*** RECORDS FOR PROCESSING ***

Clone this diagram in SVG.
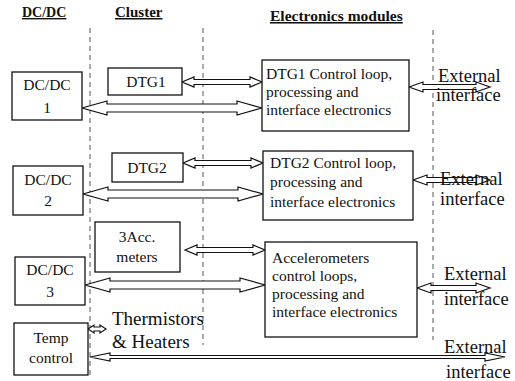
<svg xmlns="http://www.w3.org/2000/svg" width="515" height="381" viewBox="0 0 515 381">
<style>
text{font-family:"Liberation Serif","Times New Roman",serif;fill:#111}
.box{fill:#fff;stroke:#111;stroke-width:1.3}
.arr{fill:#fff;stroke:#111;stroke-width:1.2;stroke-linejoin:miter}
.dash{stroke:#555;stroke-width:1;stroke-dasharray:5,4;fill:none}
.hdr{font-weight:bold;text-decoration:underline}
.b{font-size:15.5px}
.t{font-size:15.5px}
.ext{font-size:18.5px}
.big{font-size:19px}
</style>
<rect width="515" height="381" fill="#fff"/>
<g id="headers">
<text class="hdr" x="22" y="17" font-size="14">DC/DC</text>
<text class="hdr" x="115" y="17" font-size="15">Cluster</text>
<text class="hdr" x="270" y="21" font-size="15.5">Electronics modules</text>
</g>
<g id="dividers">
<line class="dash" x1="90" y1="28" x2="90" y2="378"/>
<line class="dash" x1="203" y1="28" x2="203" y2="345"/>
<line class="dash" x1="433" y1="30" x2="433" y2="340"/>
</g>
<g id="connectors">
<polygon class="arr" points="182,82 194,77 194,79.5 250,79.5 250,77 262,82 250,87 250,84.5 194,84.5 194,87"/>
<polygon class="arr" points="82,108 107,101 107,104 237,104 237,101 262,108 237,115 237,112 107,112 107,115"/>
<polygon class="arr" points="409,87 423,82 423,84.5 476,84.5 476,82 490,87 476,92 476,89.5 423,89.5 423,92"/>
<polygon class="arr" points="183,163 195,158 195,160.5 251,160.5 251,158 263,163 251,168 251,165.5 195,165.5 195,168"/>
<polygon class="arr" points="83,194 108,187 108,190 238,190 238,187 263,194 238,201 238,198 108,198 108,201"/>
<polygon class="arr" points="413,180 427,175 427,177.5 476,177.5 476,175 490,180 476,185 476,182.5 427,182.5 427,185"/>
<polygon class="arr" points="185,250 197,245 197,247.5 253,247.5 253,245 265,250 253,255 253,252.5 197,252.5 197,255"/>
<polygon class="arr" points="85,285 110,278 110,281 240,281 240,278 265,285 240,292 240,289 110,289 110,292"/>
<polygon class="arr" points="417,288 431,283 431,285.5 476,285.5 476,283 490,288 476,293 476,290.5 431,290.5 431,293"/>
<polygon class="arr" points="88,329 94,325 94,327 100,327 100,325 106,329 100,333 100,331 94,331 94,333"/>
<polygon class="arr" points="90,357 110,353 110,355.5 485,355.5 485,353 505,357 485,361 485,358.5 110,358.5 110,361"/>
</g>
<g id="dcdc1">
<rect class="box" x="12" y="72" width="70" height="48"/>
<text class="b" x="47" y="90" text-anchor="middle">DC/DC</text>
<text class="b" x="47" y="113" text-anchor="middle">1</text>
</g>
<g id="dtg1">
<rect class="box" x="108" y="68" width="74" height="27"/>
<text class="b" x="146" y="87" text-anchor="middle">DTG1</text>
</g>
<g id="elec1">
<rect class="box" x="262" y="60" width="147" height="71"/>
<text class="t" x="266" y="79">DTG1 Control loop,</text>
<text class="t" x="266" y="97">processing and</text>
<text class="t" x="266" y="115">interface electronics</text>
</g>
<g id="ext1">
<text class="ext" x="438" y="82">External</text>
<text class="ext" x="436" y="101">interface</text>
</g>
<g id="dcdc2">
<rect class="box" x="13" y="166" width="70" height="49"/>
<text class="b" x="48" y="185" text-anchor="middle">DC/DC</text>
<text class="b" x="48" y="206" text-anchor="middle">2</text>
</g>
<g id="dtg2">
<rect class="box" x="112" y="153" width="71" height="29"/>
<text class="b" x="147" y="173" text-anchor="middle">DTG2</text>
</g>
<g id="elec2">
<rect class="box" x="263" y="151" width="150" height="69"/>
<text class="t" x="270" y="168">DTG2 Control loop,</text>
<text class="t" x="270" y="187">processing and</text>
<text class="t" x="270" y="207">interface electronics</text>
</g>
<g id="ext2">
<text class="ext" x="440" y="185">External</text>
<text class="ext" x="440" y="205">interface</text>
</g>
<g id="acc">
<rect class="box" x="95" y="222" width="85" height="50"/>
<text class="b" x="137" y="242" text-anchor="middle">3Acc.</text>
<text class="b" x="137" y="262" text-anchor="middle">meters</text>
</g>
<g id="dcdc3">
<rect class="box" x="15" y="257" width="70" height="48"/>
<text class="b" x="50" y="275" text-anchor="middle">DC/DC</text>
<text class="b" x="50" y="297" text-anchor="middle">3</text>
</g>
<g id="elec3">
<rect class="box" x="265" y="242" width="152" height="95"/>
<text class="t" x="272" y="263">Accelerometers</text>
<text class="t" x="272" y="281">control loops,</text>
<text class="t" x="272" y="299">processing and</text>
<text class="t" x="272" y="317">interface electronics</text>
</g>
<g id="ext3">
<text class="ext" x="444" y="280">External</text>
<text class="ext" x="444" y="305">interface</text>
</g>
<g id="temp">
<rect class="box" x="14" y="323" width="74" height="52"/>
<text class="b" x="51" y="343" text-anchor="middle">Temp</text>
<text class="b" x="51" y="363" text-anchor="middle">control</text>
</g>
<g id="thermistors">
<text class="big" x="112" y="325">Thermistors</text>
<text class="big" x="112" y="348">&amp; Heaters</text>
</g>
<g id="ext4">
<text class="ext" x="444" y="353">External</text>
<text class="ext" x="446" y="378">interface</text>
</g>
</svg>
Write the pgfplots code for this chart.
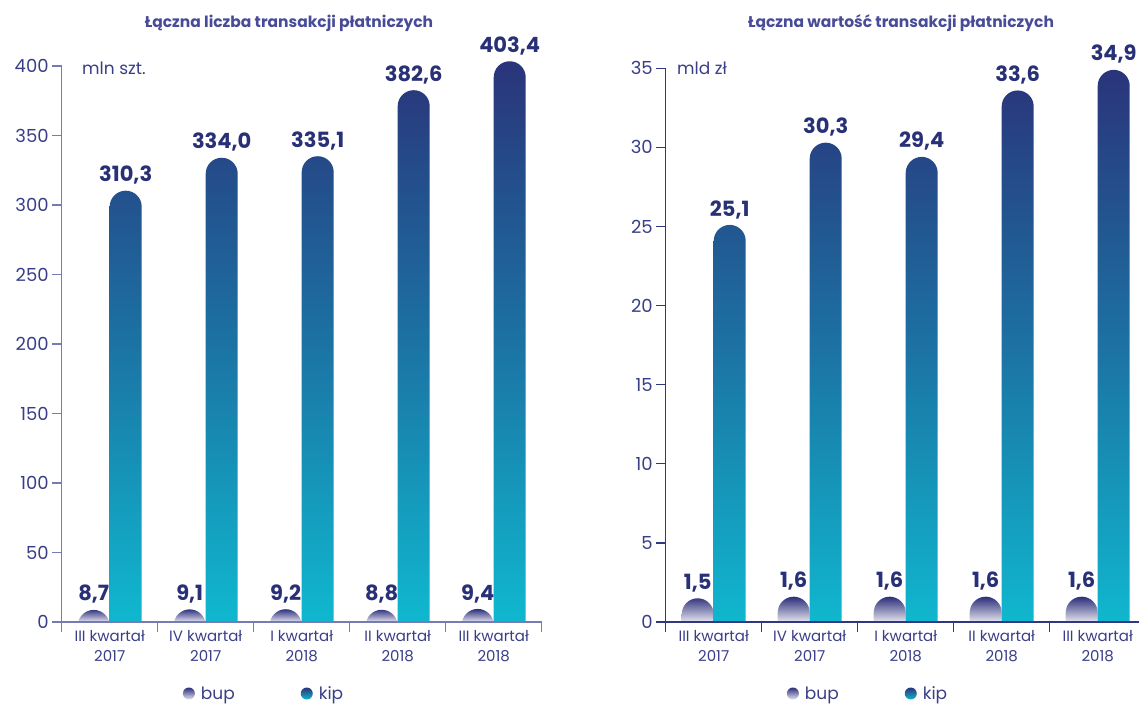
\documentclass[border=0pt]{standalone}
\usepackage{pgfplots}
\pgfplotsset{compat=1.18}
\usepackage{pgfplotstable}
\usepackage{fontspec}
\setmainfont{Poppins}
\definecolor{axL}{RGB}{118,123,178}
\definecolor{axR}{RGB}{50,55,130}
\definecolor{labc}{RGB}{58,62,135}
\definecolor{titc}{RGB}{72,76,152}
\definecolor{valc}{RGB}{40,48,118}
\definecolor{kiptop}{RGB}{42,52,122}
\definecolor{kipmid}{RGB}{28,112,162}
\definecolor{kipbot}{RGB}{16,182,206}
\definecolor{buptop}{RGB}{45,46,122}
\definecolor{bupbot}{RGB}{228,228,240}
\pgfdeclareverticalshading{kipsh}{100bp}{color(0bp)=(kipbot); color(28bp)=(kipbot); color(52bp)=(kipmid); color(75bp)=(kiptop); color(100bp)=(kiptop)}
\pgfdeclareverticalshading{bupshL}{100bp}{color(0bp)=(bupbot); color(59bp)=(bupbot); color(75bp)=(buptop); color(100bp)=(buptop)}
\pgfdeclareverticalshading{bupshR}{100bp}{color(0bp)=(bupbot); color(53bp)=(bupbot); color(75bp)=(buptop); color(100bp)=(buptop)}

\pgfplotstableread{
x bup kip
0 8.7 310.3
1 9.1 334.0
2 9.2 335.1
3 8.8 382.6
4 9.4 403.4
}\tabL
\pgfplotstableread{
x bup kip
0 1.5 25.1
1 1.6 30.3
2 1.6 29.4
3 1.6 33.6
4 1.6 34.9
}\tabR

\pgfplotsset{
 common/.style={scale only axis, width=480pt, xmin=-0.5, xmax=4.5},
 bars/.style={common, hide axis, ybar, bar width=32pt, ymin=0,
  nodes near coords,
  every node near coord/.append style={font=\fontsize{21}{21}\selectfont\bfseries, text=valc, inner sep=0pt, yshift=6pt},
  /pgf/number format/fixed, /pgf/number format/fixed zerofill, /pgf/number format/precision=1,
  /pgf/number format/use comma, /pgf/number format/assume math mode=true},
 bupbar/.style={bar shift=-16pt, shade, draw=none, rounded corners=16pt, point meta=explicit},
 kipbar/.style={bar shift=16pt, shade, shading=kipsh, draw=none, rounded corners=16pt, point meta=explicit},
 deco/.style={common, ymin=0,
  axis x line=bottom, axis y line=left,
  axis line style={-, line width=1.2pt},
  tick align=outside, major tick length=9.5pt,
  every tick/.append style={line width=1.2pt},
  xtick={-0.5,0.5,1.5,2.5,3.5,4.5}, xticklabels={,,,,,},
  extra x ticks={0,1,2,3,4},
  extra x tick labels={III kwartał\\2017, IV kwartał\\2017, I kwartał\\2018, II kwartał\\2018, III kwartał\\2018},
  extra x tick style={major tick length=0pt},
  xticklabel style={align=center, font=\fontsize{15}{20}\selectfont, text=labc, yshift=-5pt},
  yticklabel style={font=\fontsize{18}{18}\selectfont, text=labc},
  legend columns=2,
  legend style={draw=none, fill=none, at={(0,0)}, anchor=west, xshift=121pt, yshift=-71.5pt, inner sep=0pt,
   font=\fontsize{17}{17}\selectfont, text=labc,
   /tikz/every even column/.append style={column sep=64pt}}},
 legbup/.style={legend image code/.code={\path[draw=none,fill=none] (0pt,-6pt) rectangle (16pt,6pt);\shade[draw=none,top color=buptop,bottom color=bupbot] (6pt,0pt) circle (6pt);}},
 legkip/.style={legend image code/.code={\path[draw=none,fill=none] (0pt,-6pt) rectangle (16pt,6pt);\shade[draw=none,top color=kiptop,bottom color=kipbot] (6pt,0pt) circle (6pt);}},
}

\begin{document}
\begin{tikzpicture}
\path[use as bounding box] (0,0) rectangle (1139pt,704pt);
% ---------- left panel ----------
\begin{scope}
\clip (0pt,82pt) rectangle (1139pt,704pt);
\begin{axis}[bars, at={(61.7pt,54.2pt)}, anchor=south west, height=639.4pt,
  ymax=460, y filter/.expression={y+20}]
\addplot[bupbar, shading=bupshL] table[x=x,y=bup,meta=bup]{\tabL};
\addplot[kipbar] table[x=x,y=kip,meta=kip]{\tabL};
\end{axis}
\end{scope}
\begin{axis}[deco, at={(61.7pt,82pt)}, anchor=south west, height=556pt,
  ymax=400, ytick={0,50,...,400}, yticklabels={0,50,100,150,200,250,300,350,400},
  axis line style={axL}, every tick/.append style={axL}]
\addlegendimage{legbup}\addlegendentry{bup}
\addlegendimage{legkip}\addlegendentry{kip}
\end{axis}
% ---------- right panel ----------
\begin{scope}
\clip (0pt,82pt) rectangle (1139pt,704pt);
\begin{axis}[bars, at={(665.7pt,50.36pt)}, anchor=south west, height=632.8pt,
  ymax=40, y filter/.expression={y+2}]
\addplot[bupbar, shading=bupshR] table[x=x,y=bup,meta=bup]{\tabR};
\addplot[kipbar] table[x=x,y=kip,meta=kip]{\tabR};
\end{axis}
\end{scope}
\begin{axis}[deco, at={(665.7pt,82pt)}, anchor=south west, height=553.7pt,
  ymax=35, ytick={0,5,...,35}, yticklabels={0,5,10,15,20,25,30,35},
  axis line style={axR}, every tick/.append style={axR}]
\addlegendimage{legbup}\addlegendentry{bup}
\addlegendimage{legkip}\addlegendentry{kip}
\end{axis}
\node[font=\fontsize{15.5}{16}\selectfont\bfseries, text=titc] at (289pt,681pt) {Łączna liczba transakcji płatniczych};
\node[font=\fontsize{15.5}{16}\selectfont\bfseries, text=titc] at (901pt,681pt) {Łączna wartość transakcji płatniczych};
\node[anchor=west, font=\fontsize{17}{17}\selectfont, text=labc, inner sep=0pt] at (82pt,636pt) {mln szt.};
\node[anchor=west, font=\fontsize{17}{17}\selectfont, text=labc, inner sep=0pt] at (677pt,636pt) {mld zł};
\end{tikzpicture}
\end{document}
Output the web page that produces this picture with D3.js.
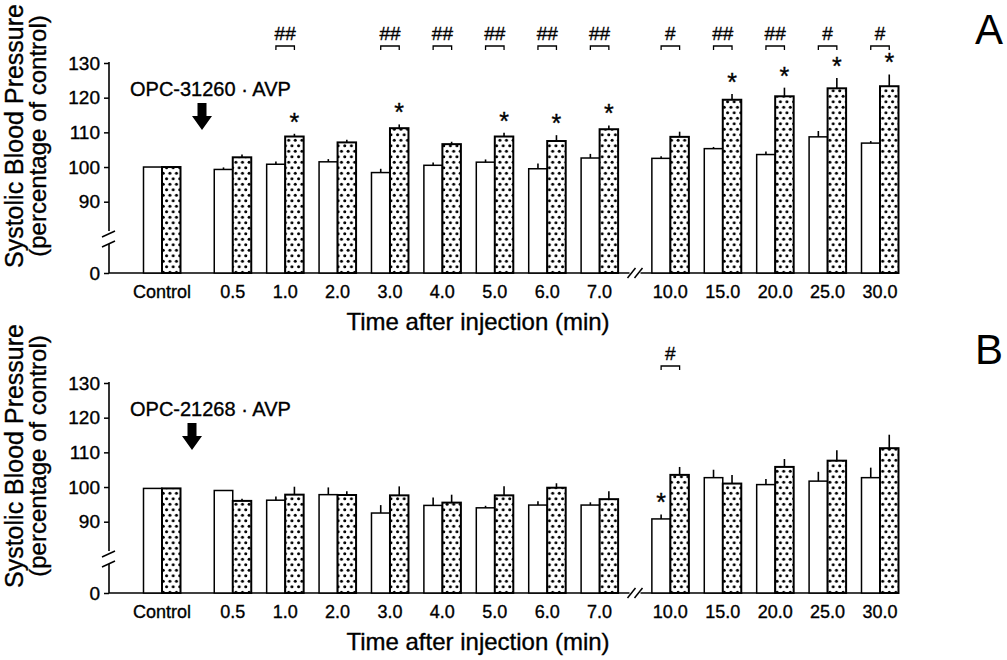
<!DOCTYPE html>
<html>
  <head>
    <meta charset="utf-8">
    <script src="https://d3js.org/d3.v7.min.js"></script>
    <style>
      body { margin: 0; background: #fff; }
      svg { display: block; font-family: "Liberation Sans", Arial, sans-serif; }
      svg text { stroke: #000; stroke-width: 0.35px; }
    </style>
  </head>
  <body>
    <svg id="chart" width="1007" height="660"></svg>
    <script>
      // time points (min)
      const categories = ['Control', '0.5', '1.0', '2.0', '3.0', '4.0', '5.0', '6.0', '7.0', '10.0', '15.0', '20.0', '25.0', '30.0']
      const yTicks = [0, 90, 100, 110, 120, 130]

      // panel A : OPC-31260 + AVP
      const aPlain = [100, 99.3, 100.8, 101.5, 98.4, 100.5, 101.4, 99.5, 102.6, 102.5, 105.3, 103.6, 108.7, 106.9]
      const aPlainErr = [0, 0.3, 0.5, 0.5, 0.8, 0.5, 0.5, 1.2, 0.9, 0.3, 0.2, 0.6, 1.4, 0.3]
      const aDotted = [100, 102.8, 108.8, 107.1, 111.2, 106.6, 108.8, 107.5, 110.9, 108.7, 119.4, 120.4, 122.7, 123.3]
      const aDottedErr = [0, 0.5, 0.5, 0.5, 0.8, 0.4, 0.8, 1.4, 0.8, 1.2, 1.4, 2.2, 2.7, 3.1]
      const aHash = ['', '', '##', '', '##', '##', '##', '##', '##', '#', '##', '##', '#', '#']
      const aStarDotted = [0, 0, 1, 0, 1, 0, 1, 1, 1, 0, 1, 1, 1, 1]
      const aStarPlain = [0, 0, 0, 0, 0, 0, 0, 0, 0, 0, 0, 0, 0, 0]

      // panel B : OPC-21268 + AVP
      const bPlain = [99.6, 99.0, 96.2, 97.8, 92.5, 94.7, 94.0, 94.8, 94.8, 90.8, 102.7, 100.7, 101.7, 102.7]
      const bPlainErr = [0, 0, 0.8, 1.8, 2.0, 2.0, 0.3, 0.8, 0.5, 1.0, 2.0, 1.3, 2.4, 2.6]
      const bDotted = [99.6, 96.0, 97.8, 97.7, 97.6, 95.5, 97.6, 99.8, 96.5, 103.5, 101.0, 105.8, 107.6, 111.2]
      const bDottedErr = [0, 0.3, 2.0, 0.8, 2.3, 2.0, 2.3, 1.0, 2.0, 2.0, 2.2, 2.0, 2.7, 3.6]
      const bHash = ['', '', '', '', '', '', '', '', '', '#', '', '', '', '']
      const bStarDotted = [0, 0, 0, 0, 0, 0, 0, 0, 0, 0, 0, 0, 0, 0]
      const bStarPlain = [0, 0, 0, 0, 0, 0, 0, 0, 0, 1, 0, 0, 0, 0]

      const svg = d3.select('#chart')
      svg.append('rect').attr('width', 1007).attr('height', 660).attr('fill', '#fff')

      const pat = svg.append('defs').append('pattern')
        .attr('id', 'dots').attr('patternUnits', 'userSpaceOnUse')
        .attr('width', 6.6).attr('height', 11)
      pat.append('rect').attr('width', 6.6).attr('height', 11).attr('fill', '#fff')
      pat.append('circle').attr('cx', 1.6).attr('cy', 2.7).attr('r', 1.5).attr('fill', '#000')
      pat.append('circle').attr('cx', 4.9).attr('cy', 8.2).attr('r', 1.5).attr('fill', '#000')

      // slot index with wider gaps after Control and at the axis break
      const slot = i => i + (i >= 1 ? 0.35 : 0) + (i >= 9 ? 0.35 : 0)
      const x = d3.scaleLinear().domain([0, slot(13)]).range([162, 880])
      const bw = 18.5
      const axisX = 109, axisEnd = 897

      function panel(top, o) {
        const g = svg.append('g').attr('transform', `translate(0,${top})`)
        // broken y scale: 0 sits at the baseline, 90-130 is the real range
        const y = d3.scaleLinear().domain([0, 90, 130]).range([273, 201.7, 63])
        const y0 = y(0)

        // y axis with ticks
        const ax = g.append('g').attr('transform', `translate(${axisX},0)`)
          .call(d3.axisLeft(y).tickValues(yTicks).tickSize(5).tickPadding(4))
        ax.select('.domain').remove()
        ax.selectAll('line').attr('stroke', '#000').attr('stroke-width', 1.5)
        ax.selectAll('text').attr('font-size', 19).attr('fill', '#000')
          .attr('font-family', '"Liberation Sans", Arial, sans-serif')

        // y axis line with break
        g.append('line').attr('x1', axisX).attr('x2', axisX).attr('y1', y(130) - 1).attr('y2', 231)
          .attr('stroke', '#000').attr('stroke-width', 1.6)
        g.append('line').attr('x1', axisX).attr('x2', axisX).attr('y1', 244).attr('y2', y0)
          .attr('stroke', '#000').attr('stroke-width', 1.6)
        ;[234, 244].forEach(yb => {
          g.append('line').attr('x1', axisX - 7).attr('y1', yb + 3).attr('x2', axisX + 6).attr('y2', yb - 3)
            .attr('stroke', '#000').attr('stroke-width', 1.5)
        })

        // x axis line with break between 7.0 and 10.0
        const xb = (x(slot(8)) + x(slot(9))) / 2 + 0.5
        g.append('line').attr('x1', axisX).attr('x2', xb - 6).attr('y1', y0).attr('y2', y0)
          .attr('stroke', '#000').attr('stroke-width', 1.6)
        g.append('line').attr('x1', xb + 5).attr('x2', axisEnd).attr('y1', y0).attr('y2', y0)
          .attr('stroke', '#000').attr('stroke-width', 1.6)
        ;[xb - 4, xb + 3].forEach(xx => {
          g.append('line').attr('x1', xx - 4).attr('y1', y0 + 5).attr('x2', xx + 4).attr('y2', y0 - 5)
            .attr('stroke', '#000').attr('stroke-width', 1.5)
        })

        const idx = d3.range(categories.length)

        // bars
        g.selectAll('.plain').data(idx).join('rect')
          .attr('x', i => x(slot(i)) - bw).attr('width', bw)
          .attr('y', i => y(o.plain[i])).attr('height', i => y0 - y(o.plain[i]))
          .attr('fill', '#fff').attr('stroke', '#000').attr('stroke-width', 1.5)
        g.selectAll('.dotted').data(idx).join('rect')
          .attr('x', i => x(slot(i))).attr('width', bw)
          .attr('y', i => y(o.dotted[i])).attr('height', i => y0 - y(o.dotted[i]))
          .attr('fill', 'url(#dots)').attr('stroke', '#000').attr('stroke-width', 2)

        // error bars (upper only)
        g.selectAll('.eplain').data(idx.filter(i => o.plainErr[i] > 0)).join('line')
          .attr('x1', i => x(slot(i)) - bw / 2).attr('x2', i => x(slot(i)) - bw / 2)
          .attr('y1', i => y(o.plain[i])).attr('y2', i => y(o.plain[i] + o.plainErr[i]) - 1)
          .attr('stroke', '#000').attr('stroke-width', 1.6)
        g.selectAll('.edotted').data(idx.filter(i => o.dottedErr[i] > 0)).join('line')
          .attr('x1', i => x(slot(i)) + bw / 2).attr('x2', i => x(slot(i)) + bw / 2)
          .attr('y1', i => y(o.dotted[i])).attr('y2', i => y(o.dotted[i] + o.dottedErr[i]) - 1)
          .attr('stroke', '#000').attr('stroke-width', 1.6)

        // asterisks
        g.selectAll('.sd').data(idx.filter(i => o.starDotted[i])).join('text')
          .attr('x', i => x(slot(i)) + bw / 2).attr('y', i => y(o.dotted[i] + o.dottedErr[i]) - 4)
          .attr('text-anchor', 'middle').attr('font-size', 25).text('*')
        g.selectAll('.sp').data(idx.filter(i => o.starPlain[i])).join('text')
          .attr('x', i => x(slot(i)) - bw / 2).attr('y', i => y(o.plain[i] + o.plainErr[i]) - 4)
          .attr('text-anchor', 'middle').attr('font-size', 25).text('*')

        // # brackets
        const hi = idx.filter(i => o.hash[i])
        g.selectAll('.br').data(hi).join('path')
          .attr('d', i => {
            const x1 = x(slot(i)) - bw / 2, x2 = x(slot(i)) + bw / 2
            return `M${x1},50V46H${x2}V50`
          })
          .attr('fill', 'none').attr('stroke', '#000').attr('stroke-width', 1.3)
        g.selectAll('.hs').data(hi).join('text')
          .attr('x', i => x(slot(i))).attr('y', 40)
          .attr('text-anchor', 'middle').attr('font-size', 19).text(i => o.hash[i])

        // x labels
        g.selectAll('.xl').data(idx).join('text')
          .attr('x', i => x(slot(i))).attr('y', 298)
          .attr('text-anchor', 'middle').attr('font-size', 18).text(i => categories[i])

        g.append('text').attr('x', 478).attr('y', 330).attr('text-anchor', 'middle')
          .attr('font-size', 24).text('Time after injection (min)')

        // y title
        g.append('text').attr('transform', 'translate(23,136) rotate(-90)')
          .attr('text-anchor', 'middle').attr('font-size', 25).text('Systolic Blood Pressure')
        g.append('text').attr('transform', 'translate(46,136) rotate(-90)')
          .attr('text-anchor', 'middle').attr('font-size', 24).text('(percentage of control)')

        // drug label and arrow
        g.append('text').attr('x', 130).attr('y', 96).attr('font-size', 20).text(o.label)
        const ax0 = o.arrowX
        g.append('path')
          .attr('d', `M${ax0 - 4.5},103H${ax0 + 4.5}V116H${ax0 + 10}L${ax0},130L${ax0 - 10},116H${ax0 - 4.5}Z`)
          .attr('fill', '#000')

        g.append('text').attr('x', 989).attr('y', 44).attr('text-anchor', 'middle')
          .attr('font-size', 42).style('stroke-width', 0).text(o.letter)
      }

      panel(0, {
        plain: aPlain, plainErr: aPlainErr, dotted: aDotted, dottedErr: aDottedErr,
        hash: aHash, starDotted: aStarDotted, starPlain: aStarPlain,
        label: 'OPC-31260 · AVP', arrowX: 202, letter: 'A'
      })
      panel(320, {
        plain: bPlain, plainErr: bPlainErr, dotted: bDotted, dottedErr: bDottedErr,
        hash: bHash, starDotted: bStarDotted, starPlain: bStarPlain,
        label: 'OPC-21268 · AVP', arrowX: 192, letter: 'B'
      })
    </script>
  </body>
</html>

***

Count the lines of the material that include the word "chart", then state only the total.

- _RESPONSE BELOW_
3